Youngsters are traditionally taught from school age to place their dominant hand at the bottom of the handle with their weaker hand at the top. But the new study found batters who hold their bats the other way round have a far better chance of reaching first class and international standards.

It suggests right-handers generate more power if they bat in the stance usually taught to left-handers and vice versa for left-handed players.

“We found that cricket batsmen who adopted a reversed stance had a stunning advantage, with professional batsmen 7.1 times more likely to adopt a reversed stance than inexperienced batsmen, independent of whether they batted right or left handed or the position of their dominant eye,” said the study authored by David L Mann, Oliver R Runswick and Peter M Allen.

Great left-hand batsmen like Brian Lara, Clive Lloyd, David Gower, Adam Gilchrist, Alistair Cook, Michael Hussey, Kumar Sangakkara and Matthew Hayden are actually right-hand dominant. They all therefore used a reversed stance.

Moreover, a reversed-stance advantage should also be evident for those who are left-hand dominant yet bat right handed and in support the study gives the examples of modern- day greats such as Michael Clarke and Inzamam-ul-Haq who batted right handed yet bowled with their left.

Even Indian legend Sachin Tendulkar, widely-considered as one of the best batsmen of the modern era, batted and bowled right-handed but is known to write with his left hand.

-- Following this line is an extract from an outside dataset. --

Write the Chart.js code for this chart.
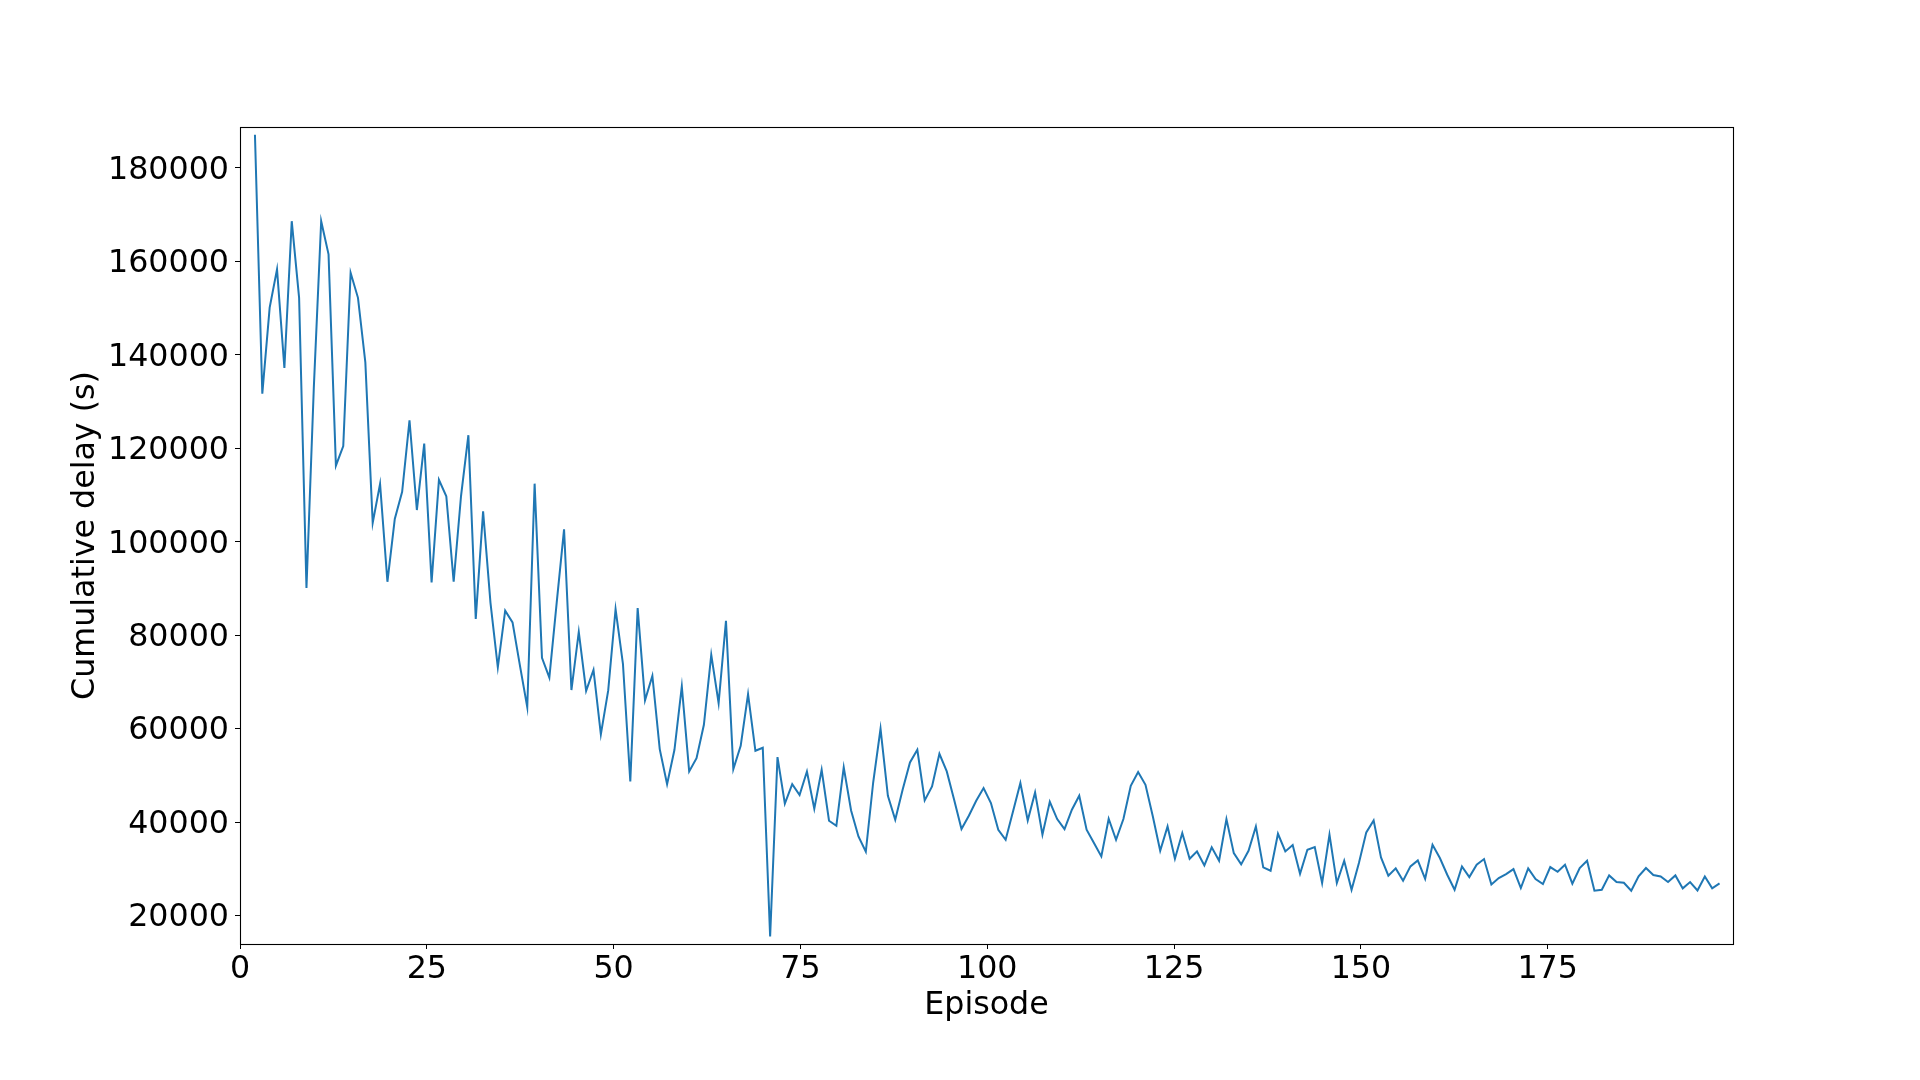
<!DOCTYPE html>
<html>
<head>
<meta charset="utf-8">
<script src="https://cdn.jsdelivr.net/npm/chart.js@4.4.0/dist/chart.umd.min.js"></script>
<style>
    html, body { margin: 0; padding: 0; background: #fff; }
    #wrap { width: 1920px; height: 1080px; }
</style>
</head>
<body>
<div id="wrap"><canvas id="delayChart" width="1920" height="1080"></canvas></div>
<script>
// cumulative delay per episode (200 samples)
const delay = [
    187100, 131700, 150100, 158300, 137200, 168600, 152200, 90100, 133000, 168600,
    161500, 116300, 120500, 157550, 152200, 138400, 104050, 112400, 91450, 104900,
    110700, 126000, 106800, 121000, 91300, 113250, 109750, 91450, 109800, 122800,
    83500, 106500, 87000, 73160, 85270, 82750, 73560, 64610, 112440, 75190,
    70960, 87000, 102680, 68280, 80720, 68110, 72590, 58800, 68200, 85600,
    73900, 48730, 85810, 66100, 71340, 55650, 48160, 55500, 69050, 50870,
    53720, 60860, 75830, 65490, 83100, 51370, 56360, 67410, 55290, 55930,
    15580, 53940, 44000, 48130, 45810, 50870, 42890, 51230, 40320, 39250,
    51730, 42530, 36970, 33690, 48500, 60000, 45670, 40530, 46950, 52800,
    55510, 44670, 47660, 54650, 50870, 44810, 38540, 41400, 44600, 47310,
    44100, 38400, 36260, 42320, 48380, 40390, 46380, 37330, 44380, 40680,
    38540, 42670, 45670, 38400, 35540, 32690, 40750, 36260, 40680, 47810,
    50730, 48020, 41250, 33900, 39110, 32190, 37680, 32190, 33760, 30770,
    34620, 31770, 40680, 33400, 30980, 33900, 39110, 30340, 29630, 37540,
    33760, 35110, 28980, 34120, 34690, 26990, 37330, 26990, 31760, 25560,
    31270, 37830, 40390, 32480, 28560, 30130, 27490, 30550, 31840, 27910,
    35190, 32340, 28770, 25560, 30550, 28270, 30910, 32120, 26700, 28060,
    28910, 29980, 25920, 30120, 27840, 26770, 30410, 29410, 30910, 26850,
    30200, 31760, 25350, 25560, 28630, 27200, 27060, 25350, 28410, 30200,
    28700, 28410, 27200, 28630, 25850, 27200, 25420, 28410, 25850, 26920
];
// samples sit on an even grid from episode 2 to 198
const firstEpisode = 2;
const lastEpisode = 198;
const episodes = delay.map((_, i) => firstEpisode + i * (lastEpisode - firstEpisode) / (delay.length - 1));

const xTicks = [0, 25, 50, 75, 100, 125, 150, 175];
const yTicks = [20000, 40000, 60000, 80000, 100000, 120000, 140000, 160000, 180000];

const font = { family: 'DejaVu Sans', size: 31.7 };

const frame = {
    id: 'frame',
    afterDraw(chart) {
        const { ctx, chartArea: a } = chart;
        ctx.save();
        ctx.strokeStyle = '#000';
        ctx.lineWidth = 1.1;
        ctx.strokeRect(a.left + 0.5, a.top + 0.5, a.right - a.left, a.bottom - a.top);
        ctx.restore();
    }
};

new Chart(document.getElementById('delayChart'), {
    type: 'line',
    data: {
        datasets: [{
            data: delay.map((v, i) => ({ x: episodes[i], y: v })),
            borderColor: '#1f77b4',
            borderWidth: 2,
            pointRadius: 0,
            tension: 0,
            fill: false
        }]
    },
    options: {
        responsive: false,
        animation: false,
        devicePixelRatio: 1,
        layout: { padding: { left: 0, right: 187, top: 127, bottom: 0 } },
        plugins: {
            legend: { display: false },
            tooltip: { enabled: false }
        },
        scales: {
            x: {
                type: 'linear',
                min: 0,
                max: 199.8,
                afterBuildTicks: s => { s.ticks = xTicks.map(v => ({ value: v })); },
                afterFit: s => { s.height = 136; },
                border: { display: false },
                grid: { drawOnChartArea: false, drawTicks: true, tickLength: 5, tickColor: '#000', tickWidth: 1 },
                ticks: { color: '#000', font: font, padding: 2, maxRotation: 0, autoSkip: false },
                title: { display: true, text: 'Episode', color: '#000', font: font, padding: { top: 0, bottom: 55 } }
            },
            y: {
                type: 'linear',
                min: 13950,
                max: 188750,
                afterBuildTicks: s => { s.ticks = yTicks.map(v => ({ value: v })); },
                afterFit: s => { s.width = 240; },
                border: { display: false },
                grid: { drawOnChartArea: false, drawTicks: true, tickLength: 5, tickColor: '#000', tickWidth: 1 },
                ticks: { color: '#000', font: font, padding: 6, labelOffset: 2.5, callback: v => String(v) },
                title: { display: true, text: 'Cumulative delay (s)', color: '#000', font: font, padding: { top: 66.5, bottom: 0 } }
            }
        }
    },
    plugins: [frame]
});
</script>
</body>
</html>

Professor Allen, from Anglia Ruskin University in Cambridge, who led the study of 136 cricketers with a wide range of abilities, said, “The ‘conventional’ way of holding a cricket bat, with the dominant hand on the bottom of the handle, has remained basically unchanged since the invention of the game and is modelled on the stance used for other bi-manual hitting tasks.

“For instance, the first MCC coaching manual instructs batters to pick up a bat in the same manner they would pick up an axe. While that might be beneficial for beginners, switching to a reversed stance gives elite players a technical and visual benefit,” he said.

Dr Mann, a scientist in human movement at the Vrije Universiteit in Amsterdam University, said: “The top hand is typically responsible for controlling and guiding the path of the bat to hit the ball so it appears to be an advantage for the dominant hand to perform this role.